Dear Bullwinkle: Bullwinkle (conspicuously disguised as a cheap hand puppet) reads the viewers letter and then doles out his often skewed advice (example: "Dear Bullwinkle: Although I am only a sophomore I weight 435 lbs. They are having a costume ball at school and I don't want to look conspicuous. What would you suggest?" and Bullwinkle's answer is, "Why not go as a Volkswagen?") This is a pretty funny and off-the-wall little feature.
Classic TV Promo Spots: Funny promotional spots featuring the cast of the show pitching their adventures to the audience. I especially liked the one where Boris complains about always getting blown up or hit whenever he executes his devious plans—it ain't easy being a super spy!
Rocky and Bullwinkle Saving Stamp Club: Rocky and Bullwinkle promoting US savings bonds for the kids. Cute and but fairly inconsequential.
Sneak Peek: Season Two: A nice little promotional short for the second season of the show. This includes two episodes from the "Metal Munching Moon Mice" storyline. Hey, if you liked the first season you won't need this promo to sell you on picking up season two.
Boris Badenov: Master of Disguise: A short compilation of the dastardly Boris Badenov in various disguises (as a woman, a doctor, et cetera) as he tries to outwit our hapless heroes.

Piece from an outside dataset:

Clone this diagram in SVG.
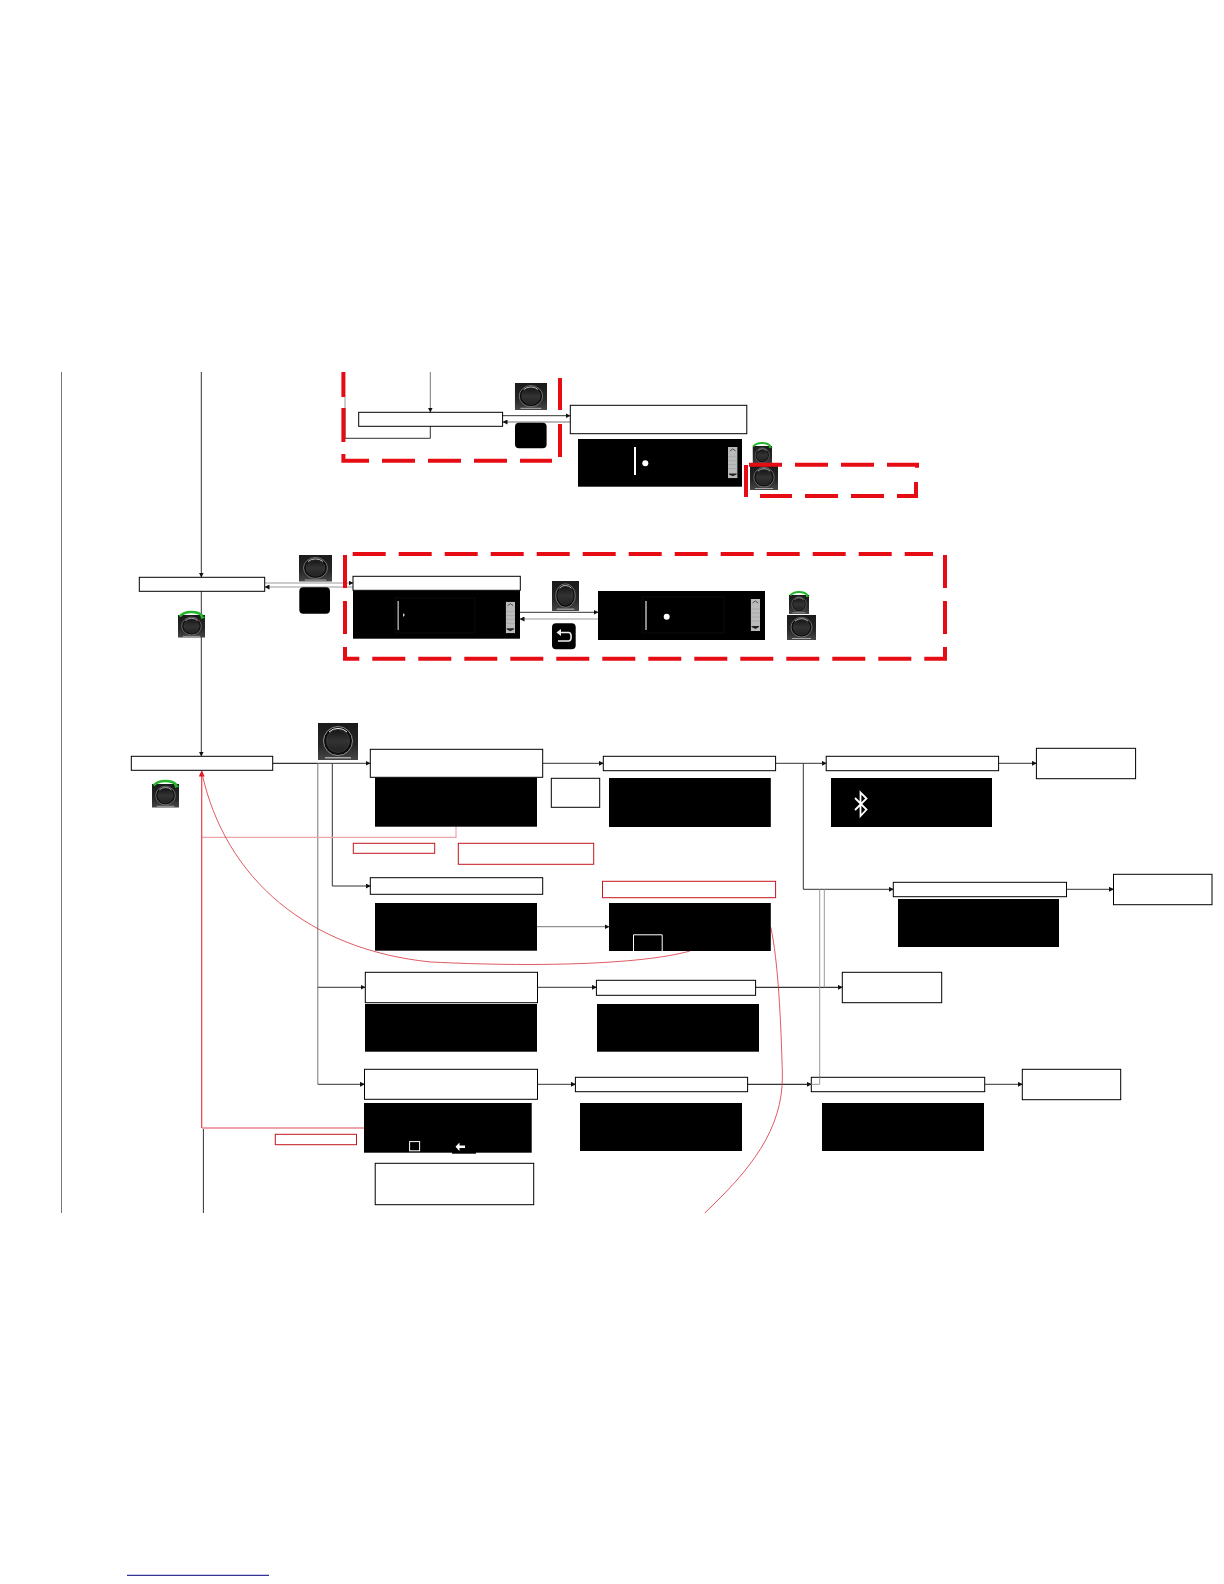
<svg xmlns="http://www.w3.org/2000/svg" width="1224" height="1584" viewBox="0 0 1224 1584">
<style>
.b{fill:#fff;stroke:#000;stroke-width:1}
.r{fill:#fff;stroke:#c4161c;stroke-width:1}
.s{fill:#000}
.c{fill:none;stroke:#333;stroke-width:1}
.g{fill:none;stroke:#999;stroke-width:1}
.k{fill:none;stroke:#000;stroke-width:1}
.p{fill:none;stroke:#eda5ab;stroke-width:1.2}
.rl{fill:none;stroke:#d8303a;stroke-width:.8}
.d{fill:none;stroke:#e60c14;stroke-width:4;stroke-dasharray:33 13}
.w{fill:#fff}
</style>
<defs>
<marker id="a" markerWidth="5" markerHeight="5" refX="4.5" refY="2.5" orient="auto" markerUnits="userSpaceOnUse"><path d="M0,0L5,2.5L0,5z" fill="#111"/></marker>
<marker id="ar" markerWidth="6" markerHeight="6" refX="5.5" refY="3" orient="auto" markerUnits="userSpaceOnUse"><path d="M0,0L6,3L0,6z" fill="#e8101c"/></marker>
<linearGradient id="kg" x1="0" y1="0" x2="0" y2="1"><stop offset="0" stop-color="#151515"/><stop offset=".5" stop-color="#333"/><stop offset="1" stop-color="#222"/></linearGradient>
<linearGradient id="kb" x1="0" y1="0" x2="0" y2="1"><stop offset="0" stop-color="#1a1a1a"/><stop offset=".6" stop-color="#262626"/><stop offset="1" stop-color="#474747"/></linearGradient>
<symbol id="knob" viewBox="0 0 40 37" preserveAspectRatio="none">
<rect width="40" height="37" fill="url(#kb)"/>
<circle cx="20" cy="18" r="14.5" fill="#0c0c0c" stroke="#8f8f8f" stroke-width="1"/>
<circle cx="20" cy="18" r="11.5" fill="url(#kg)" stroke="#444" stroke-width=".6"/>
<path d="M11,9A13,13 0 0 1 29,9" fill="none" stroke="#eee" stroke-width="1"/>
<rect x="7" y="34" width="26" height="1.5" fill="#aaa"/>
</symbol>
<symbol id="scroll" viewBox="0 0 10 32" preserveAspectRatio="none">
<rect width="10" height="32" fill="#bbb"/>
<path d="M2,4L5,2L8,4" fill="none" stroke="#333" stroke-width=".8"/>
<path d="M1,27H9V28L5,30L1,28z" fill="#222"/>
<path d="M0,10H10M0,14H10M0,18H10M0,22H10" stroke="#999" stroke-width=".5"/>
</symbol>
<g id="green"><path d="M1,6.5C6,0.5 19,0.5 24,6" fill="none" stroke="#25b52a" stroke-width="2.6"/><path d="M21,4.5L27,7.5L22.5,9z" fill="#25b52a"/></g>
</defs>
<g id="connectors">
<line x1="61.5" y1="372" x2="61.5" y2="1213" stroke="#777" stroke-width="1"/>
<path class="c" d="M201.3,372V577" marker-end="url(#a)"/>
<path class="c" d="M201.3,591V756" marker-end="url(#a)"/>
<path class="g" d="M430.3,372V412" style="stroke:#777" marker-end="url(#a)"/>
<path class="c" d="M430.3,426V438.3H345V408"/>
<path class="g" d="M345,397V408"/>
<path class="c" d="M499,415.7H570" marker-end="url(#a)"/>
<path class="g" d="M570,422H503" style="stroke:#777" marker-end="url(#a)"/>
<path class="g" d="M265,583H353" marker-end="url(#a)"/>
<path class="g" d="M353,587H265" marker-end="url(#a)"/>
<path class="c" d="M520,612.3H598" marker-end="url(#a)"/>
<path class="g" d="M598,619H520" marker-end="url(#a)"/>
<path class="k" d="M272.7,763.3H318"/>
<path class="c" d="M318,763.3H370" marker-end="url(#a)"/>
<path class="g" d="M317.8,763.3V1084.3" style="stroke:#777"/>
<path class="c" d="M332.3,763.3V886H370.3" marker-end="url(#a)"/>
<path class="c" d="M317.8,987.3H365" marker-end="url(#a)"/>
<path class="c" d="M317.8,1084.3H364.5" marker-end="url(#a)"/>
<path class="c" d="M542.7,763.3H603.3" marker-end="url(#a)"/>
<path class="g" d="M537,926.7H609" style="stroke:#777" marker-end="url(#a)"/>
<path class="c" d="M537.5,987.3H596.4" marker-end="url(#a)"/>
<path class="c" d="M537.5,1084.3H575.4" marker-end="url(#a)"/>
<path class="c" d="M775.6,763.3H826.2" marker-end="url(#a)"/>
<path class="c" d="M803.3,763.3V889.3H893.3" marker-end="url(#a)"/>
<path class="c" d="M998.6,763.3H1036.4" marker-end="url(#a)"/>
<path class="c" d="M1066.5,889.3H1113.5" marker-end="url(#a)"/>
<path class="k" d="M755.6,987.3H842.3" marker-end="url(#a)"/>
<path class="k" d="M747.6,1084.3H811.3" marker-end="url(#a)"/>
<path class="c" d="M984.7,1084.3H1022.3" marker-end="url(#a)"/>
<path class="g" d="M824.3,889.3V987.3"/>
<path class="g" d="M819.7,889.3V1084.3H811.3"/>
<path class="c" d="M203.4,1128V1213"/>
<path class="p" d="M201.7,837.3H456V826.7"/>
<path class="p" d="M202.2,1128H364" style="stroke-width:2"/>
<path d="M201.7,1128V771" fill="none" stroke="#e8404a" stroke-width="1.2" marker-end="url(#ar)"/>
<path class="rl" d="M201.7,772C225,880 310,950 431,962C530,967 640,965 690,951"/>
<path class="rl" d="M770.8,927.3C778,960 781,1020 782.4,1075C783,1130 750,1170 704.7,1213"/>
<line x1="127" y1="1575.3" x2="269" y2="1575.3" stroke="#00007f" stroke-width="1"/>
</g>
<g id="frame-top">
<path class="d" d="M343.4,372V397M343.4,408V442" style="stroke-dasharray:none"/>
<path class="d" d="M343.4,454V460.7H369" style="stroke-dasharray:none"/>
<path class="d" d="M382,460.7H552"/>
<path class="d" d="M560,378V410M560,424V457" style="stroke-dasharray:none"/>
</g>
<g id="frame-mid">
<path class="d" d="M352.7,554H933"/>
<path class="d" d="M945,555V658.7"/>
<path class="d" d="M947,658.7H343" style="stroke-dashoffset:10.3"/>
<path class="d" d="M345,660V554" style="stroke-dashoffset:20"/>
</g>
<g id="node-a"><rect class="b" x="358.7" y="412.3" width="143.9" height="14"/></g>
<g id="node-b"><rect class="b" x="570.3" y="405.3" width="176.5" height="28.4"/></g>
<g id="screen-b"><rect class="s" x="578" y="439" width="164" height="47.7"/><rect class="w" x="634" y="447" width="2" height="28"/><circle class="w" cx="645.3" cy="463.3" r="3"/><use href="#scroll" x="728" y="447" width="9.6" height="31.3"/></g>
<g id="knob-1"><use href="#knob" x="514.8" y="383" width="32.2" height="27"/></g>
<g id="btn-1"><rect class="s" x="515" y="422.7" width="31.6" height="25.6" rx="4"/></g>
<g id="knob-2"><use href="#knob" x="752.5" y="446" width="19.5" height="19"/><use href="#green" transform="translate(752.5 441.5) scale(.75)"/></g>
<g id="knob-3"><use href="#knob" x="750" y="465" width="28" height="25"/></g>
<g id="frame-right">
<path class="d" d="M749,464.7H917V469"/>
<path class="d" d="M916,482V496H760"/>
<path class="d" d="M746,465V497" style="stroke-dasharray:none"/>
</g>
<g id="node-c"><rect class="b" x="139.3" y="577.3" width="125.4" height="14"/></g>
<g id="knob-4"><use href="#knob" x="299" y="555" width="33" height="26.7"/></g>
<g id="btn-2"><rect class="s" x="299.3" y="587.3" width="30.7" height="26.4" rx="4"/></g>
<g id="knob-5"><use href="#knob" x="178" y="615" width="27" height="22.7"/><use href="#green" transform="translate(178.7 610)"/></g>
<g id="screen-d"><rect class="s" x="353" y="590.3" width="167" height="48.4"/><rect x="395" y="598" width="80" height="35" fill="none" stroke="#111" stroke-width=".8"/><rect x="397.4" y="601" width="1.6" height="29" fill="#999"/><path d="M403,613L405,615L403,617z" fill="#ccc"/><use href="#scroll" x="505.7" y="601.7" width="9.3" height="31.6"/></g>
<g id="node-d"><rect class="b" x="353" y="576.3" width="167.3" height="14"/></g>
<g id="knob-6"><use href="#knob" x="552" y="581" width="27" height="30"/></g>
<g id="btn-3"><rect class="s" x="552" y="623.3" width="23.7" height="26" rx="4"/><path d="M558,632.5H568.5C572,632.5 572,641 568.5,641H558" fill="none" stroke="#eee" stroke-width="1.6"/><path d="M561,629L556.5,632.5L561,636z" fill="#eee"/></g>
<g id="screen-e"><rect class="s" x="598" y="591" width="167" height="49"/><rect x="642" y="597" width="82" height="36" fill="none" stroke="#111" stroke-width=".8"/><rect x="645.2" y="601" width="1.6" height="29" fill="#aaa"/><circle class="w" cx="666.7" cy="616.7" r="3"/><use href="#scroll" x="750.7" y="599" width="9.3" height="32"/></g>
<g id="knob-7"><use href="#knob" x="789" y="595" width="20" height="19"/><use href="#green" transform="translate(789.5 590.5) scale(.75)"/></g>
<g id="knob-8"><use href="#knob" x="787" y="615" width="29" height="25"/></g>
<g id="node-e"><rect class="b" x="131.3" y="756.3" width="141.4" height="14"/></g>
<g id="knob-9"><use href="#knob" x="152" y="784" width="27" height="23.7"/><use href="#green" transform="translate(152.7 779)"/></g>
<g id="knob-10"><use href="#knob" x="318" y="723" width="40" height="37"/></g>
<g id="screen-f"><rect class="s" x="375" y="777.3" width="162" height="49.4"/></g>
<g id="node-f"><rect class="b" x="370.3" y="749.3" width="172.4" height="28"/></g>
<g id="node-small"><rect class="b" x="551.3" y="778.3" width="48.4" height="29"/></g>
<g id="node-h"><rect class="b" x="603.3" y="756.3" width="172.3" height="14.4"/></g>
<g id="screen-h"><rect class="s" x="609" y="778" width="161.8" height="49"/></g>
<g id="node-i"><rect class="b" x="826.2" y="756.3" width="172.4" height="14.4"/></g>
<g id="screen-i"><rect class="s" x="831" y="778" width="161" height="49"/><path d="M855,798L866.5,809.5L860.5,816V792.5L866.5,798.5L855,810" fill="none" stroke="#fff" stroke-width="1.8"/></g>
<g id="node-j"><rect class="b" x="1036.4" y="748.3" width="99.2" height="30.4"/></g>
<g id="note-1"><rect class="r" x="353.3" y="843.3" width="81.4" height="10"/></g>
<g id="note-2"><rect class="r" x="458.3" y="843.3" width="135.4" height="21"/></g>
<g id="node-g"><rect class="b" x="370.3" y="877.7" width="172.4" height="16.6"/></g>
<g id="screen-g"><rect class="s" x="375" y="903" width="162" height="47.7"/></g>
<g id="note-m"><rect class="r" x="602.5" y="881.3" width="173.1" height="16.4"/></g>
<g id="screen-m"><rect class="s" x="609" y="903" width="161.8" height="48"/><path d="M633.5,951V934.8H662.2V951" fill="none" stroke="#fff" stroke-width="1"/></g>
<g id="node-k"><rect class="b" x="893.3" y="882.3" width="173.2" height="14.4"/></g>
<g id="screen-k"><rect class="s" x="898" y="899" width="161" height="48"/></g>
<g id="node-l"><rect class="b" x="1113.5" y="874.3" width="98.5" height="30.4"/></g>
<g id="node-n"><rect class="b" x="365.3" y="972.3" width="172.2" height="30.4"/></g>
<g id="screen-n"><rect class="s" x="365" y="1004" width="172" height="47.7"/></g>
<g id="node-o"><rect class="b" x="596.4" y="980.3" width="159.2" height="15"/></g>
<g id="screen-o"><rect class="s" x="597" y="1004" width="162" height="47.7"/></g>
<g id="node-u"><rect class="b" x="842.3" y="972.3" width="99.4" height="30.4"/></g>
<g id="node-p"><rect class="b" x="364.5" y="1069.3" width="173" height="30"/></g>
<g id="screen-p"><rect class="s" x="364" y="1103" width="167.7" height="49.7"/><rect class="s" x="452" y="1148" width="24" height="5.7"/><rect x="409.6" y="1141.6" width="10" height="9.2" fill="none" stroke="#fff" stroke-width="1"/><path d="M459.5,1142.5L455.5,1146.7L459.5,1151V1148H465V1145.5H459.5z" fill="#fff"/></g>
<g id="node-r"><rect class="b" x="575.4" y="1077.3" width="172.2" height="14.4"/></g>
<g id="screen-r"><rect class="s" x="580" y="1103" width="162" height="48"/></g>
<g id="node-s"><rect class="b" x="811.3" y="1077.3" width="173.4" height="14.4"/></g>
<path d="M811.3,1084.3H819.7V1077.3" fill="none" stroke="#999" stroke-width="1"/>
<g id="screen-s"><rect class="s" x="822" y="1103" width="162" height="48"/></g>
<g id="node-t"><rect class="b" x="1022.3" y="1069.3" width="98.4" height="30.4"/></g>
<g id="note-3"><rect class="r" x="275.3" y="1134.3" width="81.2" height="10.4"/></g>
<g id="node-q"><rect class="b" x="375.2" y="1163.3" width="158.5" height="41.4"/></g>
</svg>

If you're a fan of this show, you've most likely already made your way to Best Buy with your hard-earned cash in hand. And hey, it's far better than watching that crappy live action flick that came out a few years ago! Sony Wonder has done a fine job with this set (nice video and audio, decent supplements), making sure that fans are given four jam-packed discs to drool over. Hokey Smoke, just wait until season two rolls around!
Rocky & Bullwinkle & Friends: Season One is a full blown laugh riot! Enter at your own risk—you may lose your sanity, but gain one heck of a big funny bone.